Business conditions take positive turn: NAB

Business conditions rose 7 index points in April to an overall reading of -10, according to NAB's monthly business survey

Business conditions take positive turn: NAB
Business conditions take positive turn: NAB

Business conditions rose 7 index points in April to an overall reading of -10, according to the National Australia Bank (NAB) monthly business survey.

The promising report has bolstered views that business conditions could stabilise, indicating the strongest figures since December 2008.

All components of the index have improved Australia-wide, with trading up 7 points to -3 index points, and profits peaking at -10 index points.

NAB Chief Economist Alan Oster says the figures appear positive.

"There is little doubt that the results of the April survey represent the most encouraging set of numbers for some time," he says.

According to the report, business confidence dropped only one point to -14 index points.

This result was driven by better readings in transport and mining, partly offset by falling confidence in wholesaling.

"While it is perhaps unwise to put too much emphasis on one month's results, the April survey does seem to point to a stabilisation of confidence at levels around those reported in late 2008 and early 2009," Oster says.

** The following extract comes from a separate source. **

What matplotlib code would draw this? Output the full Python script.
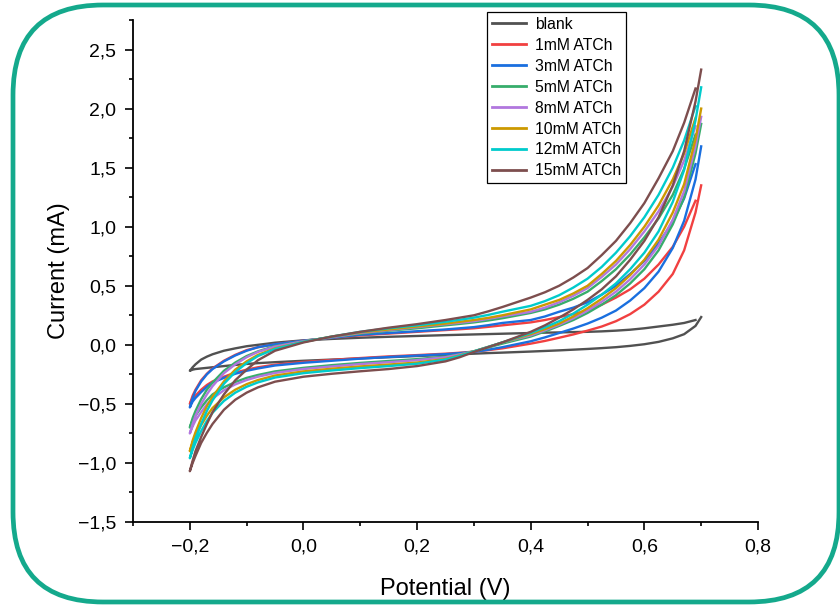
import numpy as np
import matplotlib
matplotlib.use("Agg")
import matplotlib.pyplot as plt
from matplotlib.patches import FancyBboxPatch
from matplotlib.transforms import IdentityTransform
from matplotlib.ticker import MultipleLocator, FuncFormatter

plt.rcParams['font.family'] = ['Liberation Sans', 'DejaVu Sans']

# ---------------- data ----------------
labels = ["blank", "1mM ATCh", "3mM ATCh", "5mM ATCh", "8mM ATCh",
          "10mM ATCh", "12mM ATCh", "15mM ATCh"]
colors = ["#515151", "#F14040", "#1A6FDF", "#37AD6B", "#B177DE",
          "#CC9900", "#00CBCC", "#7D4E4E"]

# potential grid of the upper branch (ends at 0.69 V) and lower branch (ends at 0.70 V)
v_upper = [-0.2, -0.195, -0.19, -0.18, -0.17, -0.16, -0.14, -0.12, -0.10, -0.08,
           -0.05, 0.0, 0.05, 0.1, 0.15, 0.2, 0.25, 0.275, 0.3, 0.325, 0.35, 0.4,
           0.425, 0.45, 0.475, 0.5, 0.525, 0.55, 0.575, 0.6, 0.625, 0.65, 0.67, 0.69]
v_lower = [-0.2, -0.195, -0.19, -0.18, -0.17, -0.16, -0.14, -0.12, -0.10, -0.08,
           -0.05, 0.0, 0.05, 0.1, 0.15, 0.2, 0.25, 0.275, 0.3, 0.325, 0.35, 0.4,
           0.425, 0.45, 0.475, 0.5, 0.525, 0.55, 0.575, 0.6, 0.625, 0.65, 0.67, 0.69,
           0.70]

blank_up = [-0.22, -0.19, -0.165, -0.125, -0.10, -0.08, -0.05, -0.03, -0.012, 0.0,
            0.018, 0.038, 0.05, 0.06, 0.068, 0.075, 0.082, 0.085, 0.088, 0.091, 0.094,
            0.10, 0.103, 0.105, 0.108, 0.11, 0.114, 0.12, 0.128, 0.14, 0.155, 0.17,
            0.185, 0.21]
blank_lo = [-0.22, -0.21, -0.205, -0.20, -0.195, -0.19, -0.18, -0.17, -0.162, -0.155,
            -0.147, -0.135, -0.125, -0.115, -0.105, -0.095, -0.085, -0.08, -0.075,
            -0.07, -0.066, -0.057, -0.052, -0.047, -0.041, -0.035, -0.028, -0.02,
            -0.009, 0.005, 0.025, 0.055, 0.09, 0.16, 0.235]

atch1_up = [-0.50, -0.43, -0.38, -0.30, -0.245, -0.20, -0.135, -0.085, -0.045, -0.02,
            0.005, 0.035, 0.06, 0.08, 0.095, 0.11, 0.125, 0.132, 0.14, 0.152, 0.165,
            0.19, 0.21, 0.235, 0.26, 0.29, 0.34, 0.40, 0.47, 0.56, 0.68, 0.83, 1.00,
            1.22]
atch1_lo = [-0.50, -0.46, -0.43, -0.38, -0.34, -0.31, -0.27, -0.235, -0.21, -0.19,
            -0.168, -0.145, -0.128, -0.112, -0.098, -0.087, -0.075, -0.067, -0.058,
            -0.045, -0.03, 0.01, 0.033, 0.06, 0.088, 0.12, 0.155, 0.20, 0.26, 0.34,
            0.45, 0.60, 0.80, 1.12, 1.35]

atch3_up = [-0.53, -0.45, -0.39, -0.31, -0.25, -0.205, -0.14, -0.09, -0.05, -0.02,
            0.005, 0.035, 0.06, 0.085, 0.10, 0.115, 0.13, 0.14, 0.15, 0.166, 0.185,
            0.21, 0.24, 0.28, 0.315, 0.36, 0.425, 0.50, 0.60, 0.71, 0.86, 1.04, 1.24,
            1.53]
atch3_lo = [-0.53, -0.48, -0.45, -0.40, -0.355, -0.32, -0.28, -0.245, -0.22, -0.20,
            -0.175, -0.152, -0.135, -0.117, -0.103, -0.091, -0.079, -0.07, -0.06,
            -0.042, -0.02, 0.03, 0.063, 0.10, 0.138, 0.18, 0.23, 0.29, 0.375, 0.48,
            0.62, 0.82, 1.05, 1.40, 1.68]

atch5_up = [-0.70, -0.62, -0.56, -0.46, -0.38, -0.32, -0.22, -0.15, -0.095, -0.055,
            -0.01, 0.03, 0.065, 0.095, 0.12, 0.14, 0.165, 0.177, 0.19, 0.206, 0.225,
            0.27, 0.30, 0.34, 0.39, 0.45, 0.54, 0.64, 0.765, 0.91, 1.07, 1.27, 1.49,
            1.78]
atch5_lo = [-0.70, -0.64, -0.60, -0.53, -0.47, -0.42, -0.36, -0.315, -0.28, -0.255,
            -0.225, -0.195, -0.172, -0.153, -0.137, -0.121, -0.10, -0.08, -0.055,
            -0.023, 0.01, 0.07, 0.113, 0.16, 0.21, 0.27, 0.34, 0.42, 0.52, 0.64,
            0.80, 1.02, 1.25, 1.62, 1.87]

atch8_up = [-0.75, -0.67, -0.60, -0.50, -0.42, -0.35, -0.24, -0.165, -0.105, -0.06,
            -0.015, 0.03, 0.065, 0.10, 0.125, 0.15, 0.175, 0.187, 0.20, 0.22, 0.24,
            0.28, 0.315, 0.36, 0.415, 0.48, 0.575, 0.68, 0.81, 0.96, 1.13, 1.34, 1.56,
            1.85]
atch8_lo = [-0.75, -0.69, -0.64, -0.57, -0.505, -0.455, -0.385, -0.335, -0.298, -0.27,
            -0.238, -0.205, -0.183, -0.163, -0.147, -0.13, -0.105, -0.082, -0.055,
            -0.018, 0.02, 0.08, 0.123, 0.17, 0.225, 0.29, 0.365, 0.45, 0.555, 0.68,
            0.84, 1.06, 1.30, 1.68, 1.93]

atch10_up = [-0.90, -0.81, -0.74, -0.62, -0.52, -0.44, -0.31, -0.21, -0.14, -0.085,
             -0.03, 0.025, 0.07, 0.105, 0.13, 0.155, 0.18, 0.195, 0.21, 0.228, 0.25,
             0.30, 0.34, 0.38, 0.435, 0.50, 0.60, 0.71, 0.845, 1.00, 1.18, 1.40, 1.62,
             1.92]
atch10_lo = [-0.90, -0.83, -0.77, -0.68, -0.60, -0.535, -0.445, -0.38, -0.333, -0.298,
             -0.26, -0.225, -0.202, -0.183, -0.167, -0.15, -0.12, -0.09, -0.055,
             -0.018, 0.02, 0.09, 0.133, 0.18, 0.24, 0.31, 0.39, 0.48, 0.59, 0.72,
             0.89, 1.12, 1.36, 1.74, 2.00]

atch12_up = [-0.96, -0.87, -0.79, -0.67, -0.56, -0.47, -0.33, -0.23, -0.155, -0.095,
             -0.035, 0.025, 0.07, 0.11, 0.14, 0.165, 0.195, 0.212, 0.23, 0.253, 0.28,
             0.33, 0.37, 0.42, 0.485, 0.56, 0.66, 0.78, 0.92, 1.08, 1.27, 1.50, 1.73,
             2.02]
atch12_lo = [-0.96, -0.89, -0.83, -0.73, -0.645, -0.575, -0.475, -0.405, -0.355, -0.318,
             -0.277, -0.24, -0.217, -0.197, -0.18, -0.16, -0.125, -0.093, -0.055,
             -0.018, 0.02, 0.10, 0.148, 0.20, 0.265, 0.34, 0.425, 0.52, 0.64, 0.78,
             0.96, 1.21, 1.48, 1.90, 2.18]

atch15_up = [-1.07, -0.98, -0.90, -0.78, -0.67, -0.57, -0.42, -0.30, -0.21, -0.13,
             -0.05, 0.02, 0.07, 0.11, 0.145, 0.175, 0.21, 0.23, 0.25, 0.283, 0.32,
             0.40, 0.445, 0.50, 0.57, 0.65, 0.76, 0.88, 1.03, 1.20, 1.41, 1.64, 1.88,
             2.17]
atch15_lo = [-1.07, -1.00, -0.94, -0.83, -0.745, -0.67, -0.55, -0.465, -0.405, -0.36,
             -0.312, -0.27, -0.245, -0.224, -0.205, -0.18, -0.14, -0.105, -0.06,
             -0.02, 0.02, 0.11, 0.165, 0.23, 0.30, 0.38, 0.47, 0.58, 0.72, 0.88,
             1.08, 1.35, 1.64, 2.06, 2.33]

uppers = [blank_up, atch1_up, atch3_up, atch5_up, atch8_up, atch10_up, atch12_up, atch15_up]
lowers = [blank_lo, atch1_lo, atch3_lo, atch5_lo, atch8_lo, atch10_lo, atch12_lo, atch15_lo]

# ---------------- figure ----------------
W, H = 840, 606
fig = plt.figure(figsize=(W / 100, H / 100), dpi=100)
ax = fig.add_axes([133 / W, 1 - 522 / H, (758 - 133) / W, (522 - 20) / H])

vu = np.array(v_upper)
vl = np.array(v_lower)
for lab, col, up, lo in zip(labels, colors, uppers, lowers):
    x = np.concatenate([vu[::-1], vl[1:]])
    y = np.concatenate([np.array(up)[::-1], np.array(lo)[1:]])
    ax.plot(x, y, color=col, lw=1.7, label=lab, solid_joinstyle='round')

ax.set_xlim(-0.3, 0.8)
ax.set_ylim(-1.5, 2.75)
ax.xaxis.set_major_locator(MultipleLocator(0.2))
ax.xaxis.set_minor_locator(MultipleLocator(0.1))
ax.yaxis.set_major_locator(MultipleLocator(0.5))
ax.yaxis.set_minor_locator(MultipleLocator(0.25))


def fmt(v, pos):
    if abs(v) < 1e-9:
        v = 0.0
    return f"{v:.1f}".replace('.', ',').replace('-', '\u2212')


ax.xaxis.set_major_formatter(FuncFormatter(fmt))
ax.yaxis.set_major_formatter(FuncFormatter(fmt))

for s in ['top', 'right']:
    ax.spines[s].set_visible(False)
for s in ['left', 'bottom']:
    ax.spines[s].set_linewidth(1.3)
ax.tick_params(which='major', direction='out', length=5.5, width=1.2,
               labelsize=14, pad=6.5)
ax.tick_params(which='minor', direction='out', length=3.2, width=1.2)

ax.set_xlabel("Potential (V)", fontsize=17, labelpad=16)
ax.set_ylabel("Current (mA)", fontsize=17, labelpad=6)

leg = ax.legend(loc='upper left', bbox_to_anchor=(487 / W, 1 - 12 / H),
                bbox_transform=fig.transFigure, fontsize=11.3, frameon=True,
                fancybox=False, framealpha=1, edgecolor='black',
                handlelength=2.2, handletextpad=0.55, labelspacing=0.38,
                borderpad=0.3, borderaxespad=0)
leg.get_frame().set_linewidth(0.9)
for h in leg.get_lines():
    h.set_linewidth(2.0)

# rounded teal border
border = FancyBboxPatch((13, H - 602), 826, 597,
                        boxstyle="round,pad=0,rounding_size=90",
                        transform=IdentityTransform(), fill=False,
                        edgecolor='#14A98C', linewidth=3.4, clip_on=False)
fig.add_artist(border)

fig.savefig("out.png", dpi=100)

"That is, at levels significantly above the fear-driven readings of January and February."

Employment conditions continued to vary by sector in April, although all sectors report poor labour market conditions.

Mining reported the weakest labour market conditions, followed by manufacturing, construction, finance/business property services and wholesale.

Transport and storage is now the "best performing sector" at -11 index points, followed by retail.

"While government stimulus packages are no doubt a key driver of the recent jump in activity reported in retail and transportation, at least there are now signs that the falls in demand may be easing," Oster says.

The best overall sub-segment was food retailing (at 20 index points) and remains the only segment to record positive employment outcomes.

"The key message from the survey on employment is that the pace of job loss has slowed rather than a fundamental change in the prospects for rising unemployment," he says.

Employment on the whole has increased 11 points, yet still remains at a very weak -18.

Purchase costs for the first time fell in April (down 0.1 percent) as lower commodity prices finally started to feed into the data.

Exports also showed pleasing results, jumping up 26 points over April to -4 index points.

On the downside, availability of credit shows little change, with 17 percent of respondents reporting tougher credit availability compared with 18 percent last month.

In trend terms, Queensland reported weak conditions overall, falling below the national average.

The NAB business report is based on a survey of around 350 SMEs, and is published on a monthly basis.